I’ve no qualms about my aspirations to do well at whatever I set my hand to; I fully acknowledge and am glad for my ambitions and desire for excellence. I believe that I have been called to that. When I decided to become a teacher, it was because I wanted to impact the students that I taught with a thirst for learning, a quest for wisdom, and desire to know what it means to live abundantly. I have transferred that passion and conviction into my life as wife and mama but so often I get bogged down the elusive quest for perfection. I suspect that many of you do as well.
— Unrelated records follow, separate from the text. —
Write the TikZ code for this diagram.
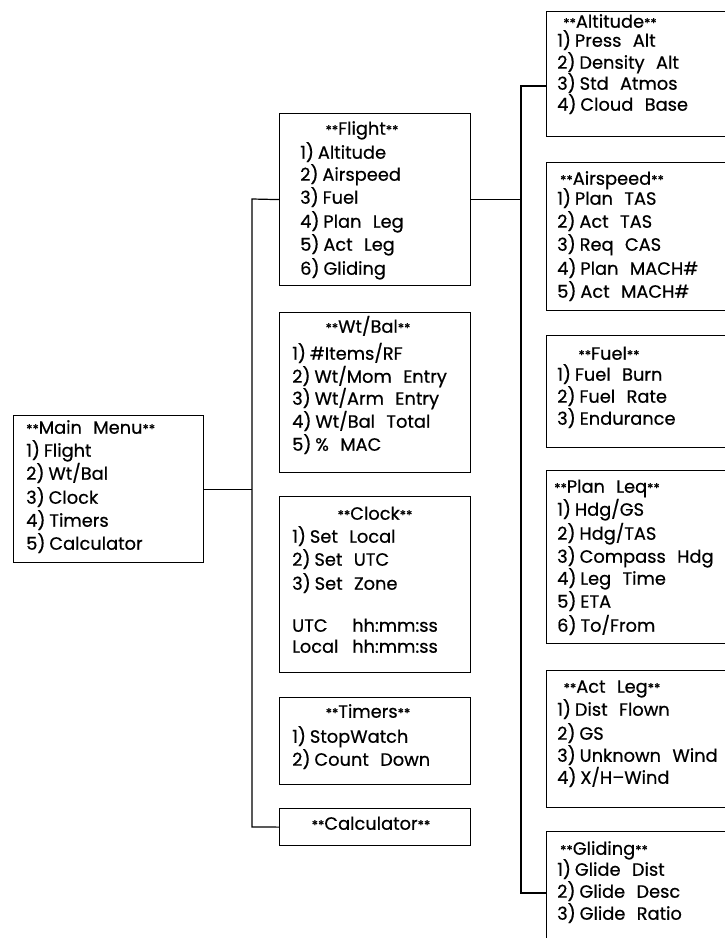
\documentclass[tikz,border=0pt]{standalone}
\usepackage{fontspec}
\setmainfont[WordSpace=2.4,FakeBold=0.6]{Poppins}
\newcommand\nm[1]{#1)\hspace{0.22em}}
\newcommand\st[1]{{\fontsize{13}{13}\selectfont**}#1{\fontsize{13}{13}\selectfont**}}
\begin{document}
\begin{tikzpicture}[x=1pt,y=-1pt,
  box/.style={draw, line width=1.2pt, inner sep=0pt, anchor=north west, minimum width=191pt},
  rbox/.style={draw, line width=1.2pt, inner sep=0pt, anchor=north west, minimum width=214pt},
  txt/.style={anchor=mid west, inner sep=0pt, font=\fontsize{17.8}{20}\selectfont},
  ttl/.style={anchor=mid, inner sep=0pt, font=\fontsize{17.8}{20}\selectfont},
  wire/.style={line width=1.2pt}]
\useasboundingbox (0,0) rectangle (725,938);
\fill[white] (0,0) rectangle (725,938);
\clip (0,0) rectangle (725,938);

% main menu
\node[box, minimum width=190pt, minimum height=147pt] (main) at (13,415) {};
\node[txt] (main-t) at (26,431) {\st{Main Menu}};
\foreach \yy/\lbl [count=\i] in {454/{\nm1Flight},477/{\nm2Wt/Bal},501/{\nm3Clock},524/{\nm4Timers},547/{\nm5Calculator}}
  \node[txt] (main-\i) at (26,\yy) {\lbl};

% middle column
\node[box, minimum height=172pt] (flight) at (279,113) {};
\node[ttl] (flight-t) at (362,132) {\st{Flight}};
\foreach \yy/\lbl [count=\i] in {156/{\nm1Altitude},178/{\nm2Airspeed},201/{\nm3Fuel},225/{\nm4Plan Leg},248/{\nm5Act Leg},272/{\nm6Gliding}}
  \node[txt] (flight-\i) at (300,\yy) {\lbl};

\node[box, minimum height=160pt] (wtbal) at (279,312) {};
\node[ttl] (wtbal-t) at (368,330) {\st{Wt/Bal}};
\foreach \yy/\lbl [count=\i] in {357/{\nm1\#Items/RF},380/{\nm2Wt/Mom Entry},402/{\nm3Wt/Arm Entry},425/{\nm4Wt/Bal Total},448/{\nm5\% MAC}}
  \node[txt] (wtbal-\i) at (292,\yy) {\lbl};

\node[box, minimum height=176pt] (clock) at (279,496) {};
\node[ttl] (clock-t) at (375,517) {\st{Clock}};
\foreach \yy/\lbl [count=\i] in {540/{\nm1Set Local},563/{\nm2Set UTC},587/{\nm3Set Zone}}
  \node[txt] (clock-\i) at (292,\yy) {\lbl};
\node[txt] (clock-utc) at (292,629) {UTC};
\node[txt] (clock-utcv) at (352,629) {hh:mm:ss};
\node[txt] (clock-loc) at (292,650) {Local};
\node[txt] (clock-locv) at (352,650) {hh:mm:ss};

\node[box, minimum height=87pt] (timers) at (279,697) {};
\node[ttl] (timers-t) at (368,715) {\st{Timers}};
\foreach \yy/\lbl [count=\i] in {740/{\nm1StopWatch},763/{\nm2Count Down}}
  \node[txt] (timers-\i) at (292,\yy) {\lbl};

\node[box, minimum height=37pt] (calc) at (279,808) {};
\node[ttl] (calc-t) at (371,827) {\st{Calculator}};

% right column
\node[rbox, minimum height=125pt] (alt) at (546,11) {};
\node[ttl] (alt-t) at (610,25) {\st{Altitude}};
\foreach \yy/\lbl [count=\i] in {44/{\nm1Press Alt},66/{\nm2Density Alt},87/{\nm3Std Atmos},108/{\nm4Cloud Base}}
  \node[txt] (alt-\i) at (557,\yy) {\lbl};

\node[rbox, minimum height=148pt] (aspd) at (546,162) {};
\node[ttl] (aspd-t) at (612,182) {\st{Airspeed}};
\foreach \yy/\lbl [count=\i] in {202/{\nm1Plan TAS},225/{\nm2Act TAS},248/{\nm3Req CAS},272/{\nm4Plan MACH\#},295/{\nm5Act MACH\#}}
  \node[txt] (aspd-\i) at (557,\yy) {\lbl};

\node[rbox, minimum height=112pt] (fuel) at (546,335) {};
\node[ttl] (fuel-t) at (609,357) {\st{Fuel}};
\foreach \yy/\lbl [count=\i] in {378/{\nm1Fuel Burn},400/{\nm2Fuel Rate},422/{\nm3Endurance}}
  \node[txt] (fuel-\i) at (557,\yy) {\lbl};

\node[rbox, minimum height=173pt] (plan) at (546,470) {};
\node[ttl] (plan-t) at (607,490) {\st{Plan Leq}};
\foreach \yy/\lbl [count=\i] in {513/{\nm1Hdg/GS},537/{\nm2Hdg/TAS},560/{\nm3Compass Hdg},582/{\nm4Leg Time},605/{\nm5ETA},629/{\nm6To/From}}
  \node[txt] (plan-\i) at (557,\yy) {\lbl};

\node[rbox, minimum height=137pt] (act) at (546,670) {};
\node[ttl] (act-t) at (612,690) {\st{Act Leg}};
\foreach \yy/\lbl [count=\i] in {713/{\nm1Dist Flown},737/{\nm2GS},759/{\nm3Unknown Wind},781/{\nm4X/H--Wind}}
  \node[txt] (act-\i) at (557,\yy) {\lbl};

\node[rbox, minimum height=124pt] (glide) at (546,831) {};
\node[ttl] (glide-t) at (604,852) {\st{Gliding}};
\foreach \yy/\lbl [count=\i] in {873/{\nm1Glide Dist},895/{\nm2Glide Desc},917/{\nm3Glide Ratio}}
  \node[txt] (glide-\i) at (557,\yy) {\lbl};

% connectors
\coordinate (busLtop) at (252,199);
\coordinate (busLbot) at (252,827);
\coordinate (busRtop) at (521,86);
\coordinate (busRbot) at (521,893);
\draw[wire] (main.east) -- (main.east -| busLtop);
\draw[wire] (flight.west) -- (busLtop) -- (busLbot) -- (calc.west);
\draw[wire] (flight.east) -- (flight.east -| busRtop);
\draw[wire] (busRtop -| alt.west) -- (busRtop) -- (busRbot) -- (busRbot -| glide.west);
\end{tikzpicture}
\end{document}
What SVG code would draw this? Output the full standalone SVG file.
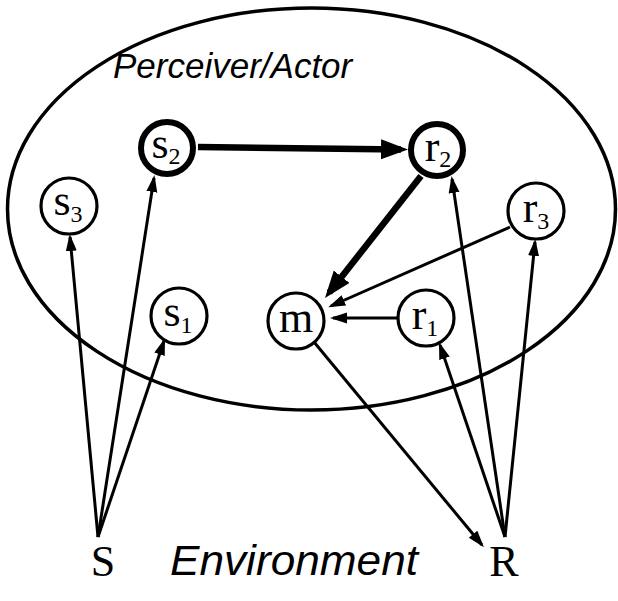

How do we aim for greatness as mothers without aiming for perfection?
I don’t claim to have the answers but these are some of the points that have been coming to me as I’ve been pondering this.
- I don’t need to be perfect or the best to be a good mother.
- I can live the call for excellence without the pressure of unmet and unrealistic expectations.
- I’m not a better mother based on things like my ability to create a pretty, Pinterest worthy snack or by being the most playful mom on the block. However, my mothering can and should reflect my gifts, whatever they may be.
- I can acknowledge my weaknesses as a mother, if need be work on strengthening them, and be honest about them with my children.
- Repeat after me. I am not perfect and I will never be.
- Perfection isn’t required to go deep into the heart of my children.
- Finally, I need to remember that true grace can be made evident in the absence of my perfection.
So how about it dear mama friends? Can we agree together
that we are going to resolve to let go of the ideal of perfection in exchange
for an ideal of motherhood that lives within the beautiful messiness of grace? Can we accept the grace that doesn't deny our weakness but makes beauty within that?